In local government, where one in 10 jobs is forecast to go, about 75 per cent of the workforce is female. Some women are switching from full-time work to part-time posts in an effort to stay in the employment market, while others are giving up their jobs because of the soaring cost of childcare.
The heavy rate of redundancies will be embarrassing to Downing Street, which is acutely sensitive to charges that its austerity measures are alienating female voters. A leaked No 10 document last year warned the Government was "seen as having hit women, or their interests, disproportionately" and David Cameron has urged advisers to pursue female-friendly policies.
Yvette Cooper, the shadow Home Secretary, accused Mr Cameron of having a "blind spot" on women's issues. "As long as the Government is pushing women out of work, weakening action on the gender pay gap, reducing childcare and threatening to undermine maternity rights, they are making it harder, not easier, for women to work or to get promoted throughout their lives," she told The Independent. "The Prime Minister needs to wake up to the real impact of his policies on women up and down the country and think again."
Anna Bird, chief executive of the Fawcett Society, which campaigns for female equality, said: "These new figures must act as a wake-up call to Government – we are in a time of crisis. Cuts are threatening women's equality, as jobs dry up, benefits are slashed and vital public services disappear."
Nick Pearce, director of the Institute for Public Policy Research (IPPR) think tank, said: "The public sector is the only broad sector of the economy in which women are over-represented. Women are being hit hardest as public-sector jobs cuts begin to come through. Retail and the public sector offer the kind of flexible, part-time jobs that women often prefer because they can balance their work with family commitments."
The figures from the Office for National Statistics (ONS) showed the female jobless rate rose by 33,000 in the three months to the end of December. By contrast, the male jobless figure increased by just 16,000 over the period. Many women have also been out of work for a lengthy period, with 340,000 now unemployed for more than a year.
Though women have disproportionately been victims of public and private-sector redundancies, in December the IPPR also produced a report arguing that the high cost of childcare was preventing women from returning to the workplace. The official figures also demonstrated that women are increasingly taking up part-time work because of a lack of alternatives. There were 5.86 million women employed in this way in the three months to December, compared with 2.01 million men.
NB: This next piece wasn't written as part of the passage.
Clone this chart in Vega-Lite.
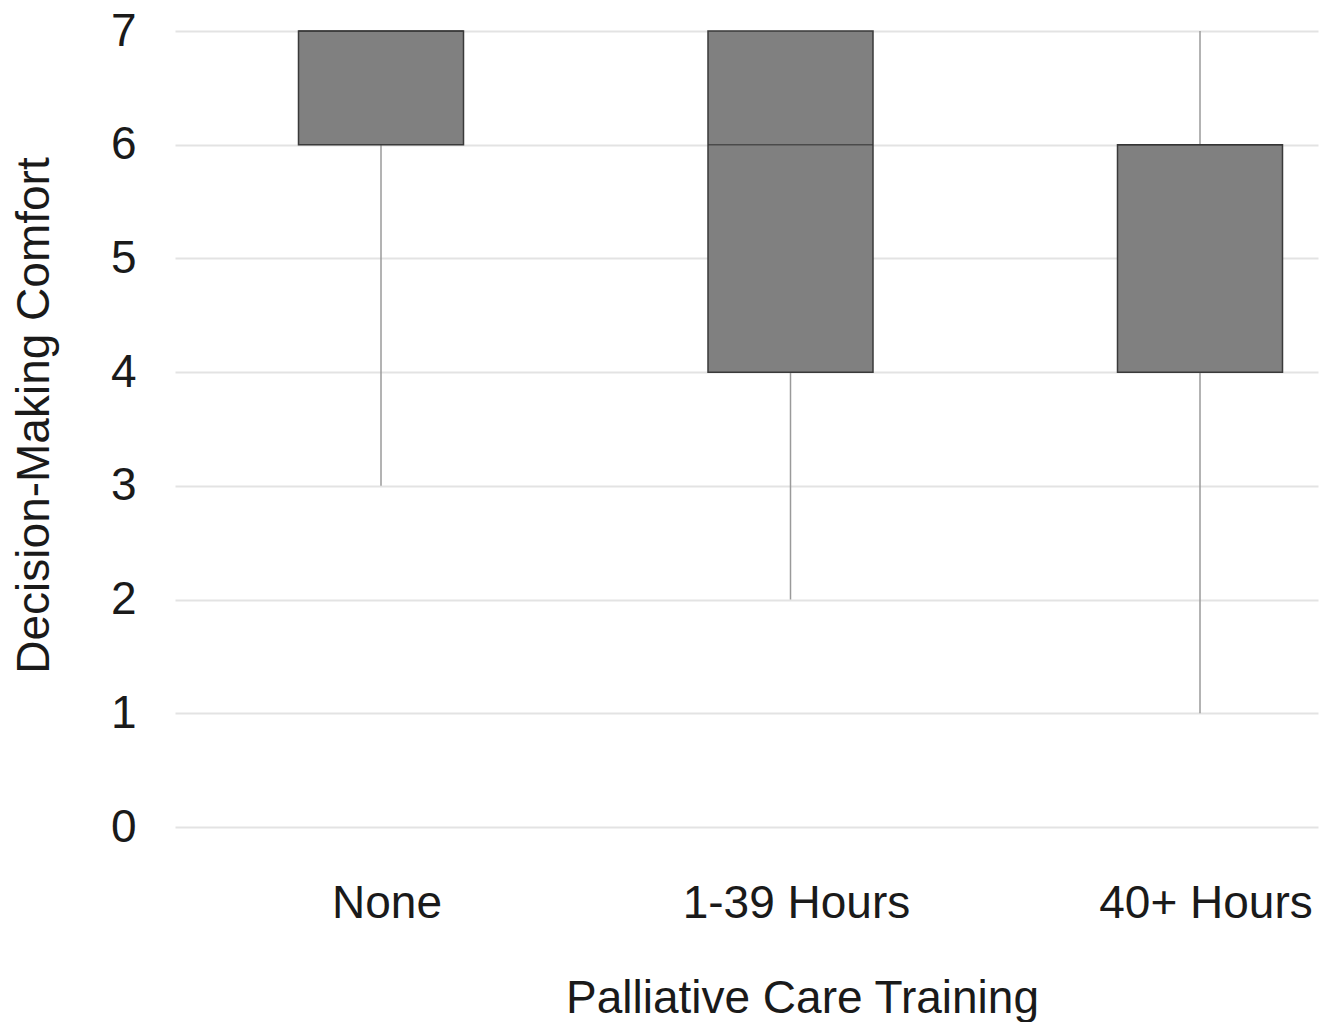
{
  "$schema": "https://vega.github.io/schema/vega-lite/v6.json",
  "width": 1143,
  "height": 796,
  "autosize": "none",
  "padding": {"left": 175, "top": 31, "right": 11, "bottom": 195},
  "background": "white",
  "config": {
    "view": {"stroke": null},
    "font": "Liberation Sans"
  },
  "data": {
    "values": [
      {"training": "None", "lower": 3, "q1": 6, "median": 7, "q3": 7, "upper": 7},
      {"training": "1-39 Hours", "lower": 2, "q1": 4, "median": 6, "q3": 7, "upper": 7},
      {"training": "40+ Hours", "lower": 1, "q1": 4, "median": 6, "q3": 6, "upper": 7}
    ]
  },
  "encoding": {
    "x": {
      "field": "training",
      "type": "nominal",
      "sort": ["None", "1-39 Hours", "40+ Hours"],
      "scale": {"paddingInner": 0.5, "paddingOuter": 0.1456, "align": 0.869},
      "axis": {
        "title": "Palliative Care Training",
        "labelAngle": 0,
        "labelLimit": 0,
        "domain": false,
        "ticks": false,
        "tickSize": 0,
        "grid": false,
        "labelFont": "Liberation Sans",
        "labelFontSize": 46,
        "labelColor": "#1a1a1a",
        "labelBaseline": "alphabetic",
        "labelPadding": 90,
        "labelOffset": 6,
        "titleFont": "Liberation Sans",
        "titleFontSize": 46,
        "titleFontWeight": "normal",
        "titleColor": "#1a1a1a",
        "titleX": 627,
        "titleY": 185,
        "titleAlign": "center",
        "titleBaseline": "alphabetic"
      }
    }
  },
  "layer": [
    {
      "mark": {"type": "rule", "color": "#9a9a9a", "strokeWidth": 1.5},
      "encoding": {
        "y": {
          "field": "lower",
          "type": "quantitative",
          "scale": {"domain": [0, 7], "nice": false},
          "axis": {
            "title": "Decision-Making Comfort",
            "values": [0, 1, 2, 3, 4, 5, 6, 7],
            "format": "d",
            "domain": false,
            "ticks": false,
            "tickSize": 0,
            "grid": true,
            "gridColor": "#e3e3e3",
            "gridWidth": 2,
            "labelFont": "Liberation Sans",
            "labelFontSize": 46,
            "labelColor": "#1a1a1a",
            "labelPadding": 39,
            "labelBaseline": "middle",
            "titleFont": "Liberation Sans",
            "titleFontSize": 46,
            "titleFontWeight": "normal",
            "titleColor": "#1a1a1a",
            "titleX": -127,
            "titleY": 384,
            "titleAngle": -90,
            "titleAlign": "center",
            "titleBaseline": "alphabetic"
          }
        },
        "y2": {"field": "upper"}
      }
    },
    {
      "mark": {"type": "bar", "width": 165, "color": "#808080", "stroke": "#3a3a3a", "strokeWidth": 1.5},
      "encoding": {
        "y": {"field": "q1", "type": "quantitative"},
        "y2": {"field": "q3"}
      }
    },
    {
      "mark": {"type": "tick", "color": "#333333", "size": 165, "thickness": 1.5},
      "encoding": {
        "y": {"field": "median", "type": "quantitative"}
      }
    }
  ]
}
The ONS figures showed the total national unemployment rate rising to 8.4 per cent, the highest level in 16 years, with 2.67 million people out of work. The rate of youth unemployment also hit a new high over the period.
The proportion of 16 to 24-year-olds looking for work, including those fully unemployed, hit 22.2 per cent – about 1.04 million. The numbers claiming Jobseeker's Allowance in January increased by 6,900 to 1.6 million.
Case study: 'Things are tight. I'm not sure how we'll manage'
Theodora Munroe, 37, a legal secretary from North London, said:
"I was told I would be made redundant at the end of January. As of next week, I'll be another person unemployed.
"Everybody is feeling the squeeze, and I can't blame my employer. It's admin and secretary jobs that are going first – and most of those are filled by women, so in my profession women are feeling the brunt at the moment.
"Things are going to get harder until I can find more work. Things are already tight. There's the mortgage and the bill repayments. I'm not quite sure how my husband and I will manage with just his salary coming in. We'll have to make sacrifices.
"I'm already on the look out for a new job but I'm aware that it's going to be harder now than it has ever been. I am qualified and experienced, but there are so many people in the job market taking jobs they are overqualified for: the effects of that will be felt further down the ladder by people who are less experienced or without qualifications. There won't be any jobs left for them.
"The government needs to do more to encourage growth and help smaller firms like the one where I have just lost my job. The big players are doing fine, but the others are suffering."